UM women's entrepreneurship program gets grant to expand online classes
The University of Montana's Women's Entrepreneurship and Leadership Lab launched this week with a grant from Wells Fargo to expand programs for women looking to start or grow their businesses.
The $125,000 grant will allow WELL to build awareness around inequities for women in business, highlight the ways men can support women and develop additional programming for budding entrepreneurs no matter where they live in the state, said Morgan Slemberger, director of the WELL program.

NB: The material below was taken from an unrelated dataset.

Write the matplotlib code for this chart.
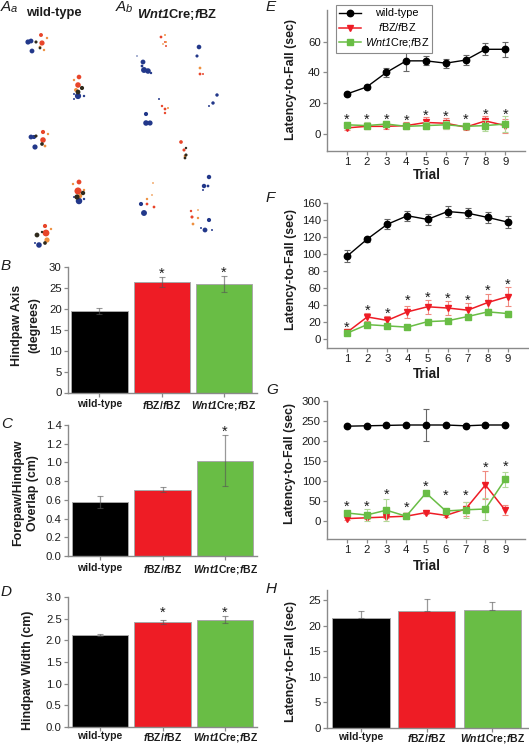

"Wells Fargo was instrumental in supporting our foray into an online curriculum to support women across Montana," Slemberger said in a news release. "With their continued support, we've been able to expand from only offering one traditional college course to now creating five online courses geared toward women who want to start a business. Their shared commitment to empowering women set us up for our previous federal grant win for a U.S. Small Business Administration Women's Business Center."
Formerly called Pursue your Passions, WELL has grown from a campus-based student program to one with a broader reach. In January, the SBA awarded UM and the Montana Technology Enterprise Center a competitive grant to open and run a Women's Business Center housed in Missoula with offices coming soon to Great Falls and Fort Belknap. It is the second Women's Business Center in the state, providing business counseling, programs and training to create financial independence for women who can help grow the state's economy.
Slemberger led efforts to secure the SBA grant and said the groundswell of support can go a long way toward helping women entrepreneurs. She said women in business traditionally face unique challenges to following their entrepreneurial spirit, including childcare and a finding a like-minded community.
"We have been practicing what we preach and starting up programs like our entrepreneurs start businesses; developing and testing ideas based on customer needs and growing them," Slemberger said, adding that participation in their programs has grown threefold in the past few years. "As word has spread that we're providing a safe place for women to share their ideas and grow their businesses, the more women, statewide — and even outside the state — we are able to support at whatever level makes sense to them."
Program participant Lindsey Godwin said she found the program at the perfect time in her career as she was exiting one job and following her passion for photography.
"Surrounding myself with passionate, intelligent and strong women has made me feel confident in myself and what I'm capable of," Godwin said. "Having a group of women to lean on, lift up and share successes with has empowered me to stop chasing my dreams and instead enabled me to capture them."